Social Security provides an incentive to workers who choose to hold off on taking their retirement benefits. You can claim your Social Security as early as age 62, but if you do, you’ll have to accept smaller monthly checks than you’d get if you waited until your full retirement age.
Conversely, if you wait beyond full retirement age to claim your worker retirement benefits, then you’ll qualify for what are known as delayed retirement credits and potentially boost the size of your monthly Social Security check. That system has been in place for years, and it’s been a lucrative one for Social Security recipients with the patience to wait.
However, 2020 will be the last year in which the level of delayed retirement credits that’s been in place for a long time will still hold true. After that, the maximum amount of delayed retirement credits will fall gradually, leading to smaller boosts in monthly checks. In addition, some people believe further reductions to delayed retirement credits are just a matter of time.
Social Security pays you more for taking your benefits late
Much of the complexity about Social Security comes from the varying sizes of checks that you can get depending on when you decide to claim. But the idea behind all those complicated calculations is actually fairly simple: The goal of the Social Security Administration is to make it so that the total payments made over the course of your lifetime will be roughly identical for if you live to your average life expectancy, no matter whether you claim at age 62, age 70, or somewhere in between.
So as a result, those who claim earlier than full retirement age get smaller checks, since they get more of them over the course of their lifetime. Meanwhile, those who wait will get bigger checks, in order to make up for the fact that they’ll get fewer of them.
The rules governing delayed retirement credits are actually reasonably easy to understand. For every month you wait beyond your full retirement age through age 70, your monthly retirement check from Social Security will go up by two-thirds of a percentage point. So if your full retirement age is 66, your regular benefit would be $1,500, and if you decide to claim benefits at 68, then you’d boost the monthly payment by 24 months times two-thirds of a percent per month, or 16%. That would give you monthly checks of $1,740 — 16% higher than $1,500.
What’s happening in 2021?
2020 is the last year in which someone turning 66 will have a full retirement age of 66. Because you can collect delayed retirement credits through age 70, that means that those turning 66 this year will have the option of waiting until they turn 70 and potentially earning four full years’ worth of credits. That’ll boost their total benefits by 32%.
Starting in 2021, however, those turning 66 will have an older full retirement age. For instance, those turning 66 in 2021 will have a full retirement age of 66 and two months. Those turning 66 in 2022 will have to reach 66 and four months to hit full retirement age, with subsequent increases finally topping out at age 67 for those turning 66 in 2026 or later.
You can never delay retirement benefits past 70 and still get credits, so a higher full retirement age means that the maximum delayed retirement credit is smaller.
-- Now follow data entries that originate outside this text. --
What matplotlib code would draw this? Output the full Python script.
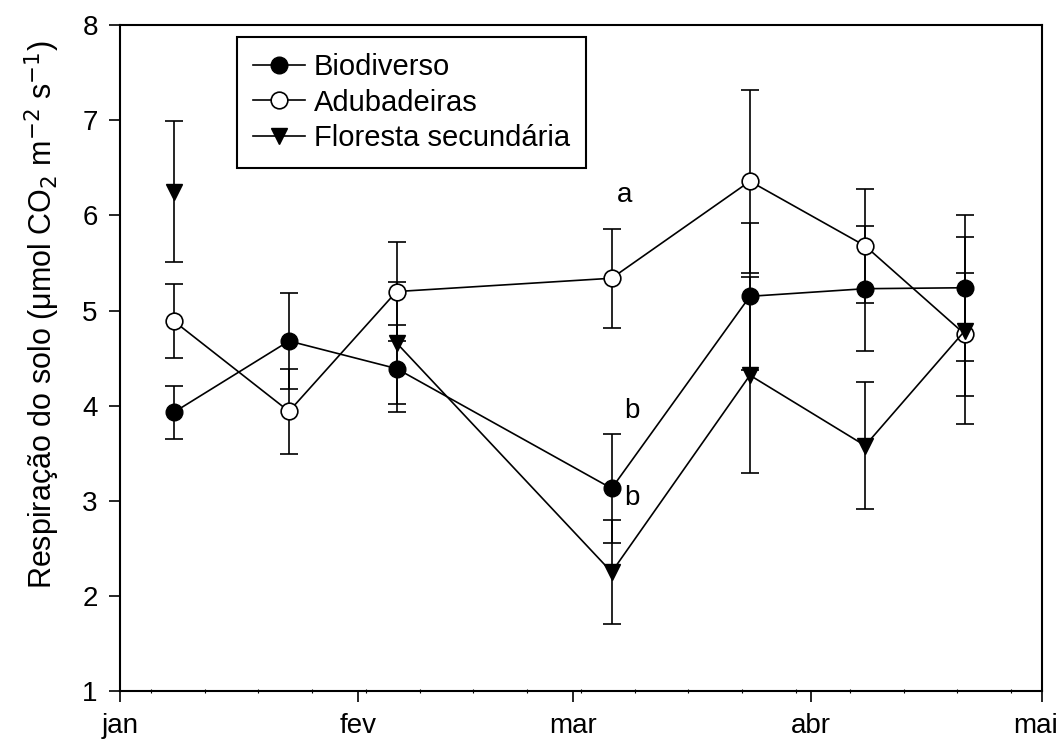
import numpy as np
import matplotlib
matplotlib.use("Agg")
from matplotlib import pyplot as plt
from matplotlib.lines import Line2D
import matplotlib.dates as mdates
import matplotlib.transforms as mtransforms
from datetime import datetime

plt.rcParams['font.family'] = ['Liberation Sans', 'DejaVu Sans']

# sampling dates
dates = [datetime(2011, 1, 8), datetime(2011, 1, 23), datetime(2011, 2, 6),
         datetime(2011, 3, 6), datetime(2011, 3, 24), datetime(2011, 4, 8),
         datetime(2011, 4, 21)]

bio = [3.93, 4.68, 4.39, 3.13, 5.15, 5.23, 5.24]
bio_err = [0.28, 0.50, 0.46, 0.57, 0.77, 0.66, 0.77]

adub = [4.89, 3.94, 5.20, 5.34, 6.36, 5.68, 4.75]
adub_err = [0.39, 0.45, 0.52, 0.52, 0.96, 0.60, 0.65]

flor = [6.25, np.nan, 4.66, 2.25, 4.32, 3.58, 4.79]
flor_err = [0.74, np.nan, 0.64, 0.55, 1.03, 0.67, 0.98]

month_labels = ['jan', 'fev', 'mar', 'abr', 'mai']
month_ticks = [datetime(2011, m, 1) for m in range(1, 6)]

letters = ['a', 'b', 'b']
letter_pos = [(datetime(2011, 3, 7, 16), 6.22), (datetime(2011, 3, 8, 15), 3.94),
              (datetime(2011, 3, 8, 15), 3.03)]

fig = plt.figure(figsize=(10.62, 7.43), dpi=100)
ax = fig.add_axes([0.113, 0.070, 0.868, 0.896])

ekw = dict(color='black', lw=1.2, elinewidth=1.2, capsize=6.5, capthick=1.2, ms=12)
ax.errorbar(dates, bio, yerr=bio_err, fmt='-o', mfc='black', mec='black', zorder=3, **ekw)
ax.errorbar(dates, adub, yerr=adub_err, fmt='-o', mfc='white', mec='black', mew=1.2,
            zorder=3, **ekw)
ax.errorbar(dates, flor, yerr=flor_err, fmt='-v', mfc='black', mec='black', zorder=3, **ekw)

for t, (xd, yv) in zip(letters, letter_pos):
    ax.text(xd, yv, t, fontsize=20, ha='center', va='center')

ax.set_xlim(datetime(2011, 1, 1), datetime(2011, 5, 1))
ax.set_ylim(1, 8)
ax.set_xticks(month_ticks)
ax.set_xticklabels(month_labels)
ax.xaxis.set_minor_locator(mdates.WeekdayLocator(byweekday=mdates.WE))
ax.set_yticks(range(1, 9))

ax.tick_params(axis='both', which='major', direction='out', length=8, width=1.2,
               labelsize=20)
ax.tick_params(axis='x', which='major', pad=8)
ax.tick_params(axis='y', which='major', pad=8)
ax.tick_params(axis='x', which='minor', direction='inout', length=3, width=0.8)
for sp in ax.spines.values():
    sp.set_linewidth(1.5)

# keep the last month label inside the figure
last = ax.get_xticklabels()[-1]
last.set_transform(last.get_transform() +
                   mtransforms.ScaledTranslation(-6 / 100, 0, fig.dpi_scale_trans))

ax.set_ylabel('Respiração do solo (μmol CO$_2$ m$^{-2}$ s$^{-1}$)', fontsize=22)
ax.yaxis.set_label_coords(-0.063, 0.565)

handles = [
    Line2D([], [], color='black', lw=1.2, marker='o', ms=12, mfc='black', mec='black'),
    Line2D([], [], color='black', lw=1.2, marker='o', ms=12, mfc='white', mec='black', mew=1.2),
    Line2D([], [], color='black', lw=1.2, marker='v', ms=12, mfc='black', mec='black'),
]
names = ['Biodiverso', 'Adubadeiras', 'Floresta secundária']
leg = ax.legend(handles, names, loc='upper left', bbox_to_anchor=(0.1265, 0.982),
                borderaxespad=0, fontsize=21, fancybox=False, edgecolor='black',
                framealpha=1, handlelength=1.8, borderpad=0.55, labelspacing=0.25,
                handletextpad=0.3)
leg.get_frame().set_linewidth(1.5)

fig.savefig('out.png', dpi=100)
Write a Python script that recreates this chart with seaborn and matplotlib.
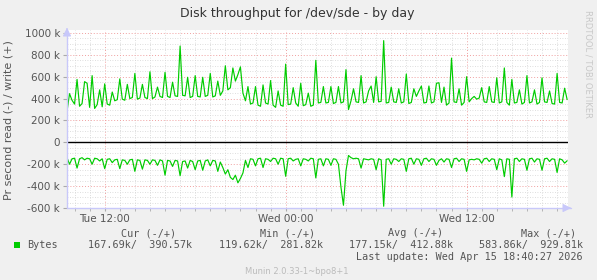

For example, if your full retirement age is 67, then your maximum delayed retirement credit will be just 24% — 36 months at two-thirds of a percent per month.
Are more cuts coming?
Moreover, some have suggested that full retirement ages could rise even further in the years to come. Without a corresponding increase in the maximum age for delayed retirement credits, that could produce more substantial reductions in maximum benefits.
All sorts of factors go into deciding when you should claim Social Security, but the extra money for delayed retirement credits is a big factor. To the extent those credits get smaller, it will potentially make it harder to get as much as you can from Social Security.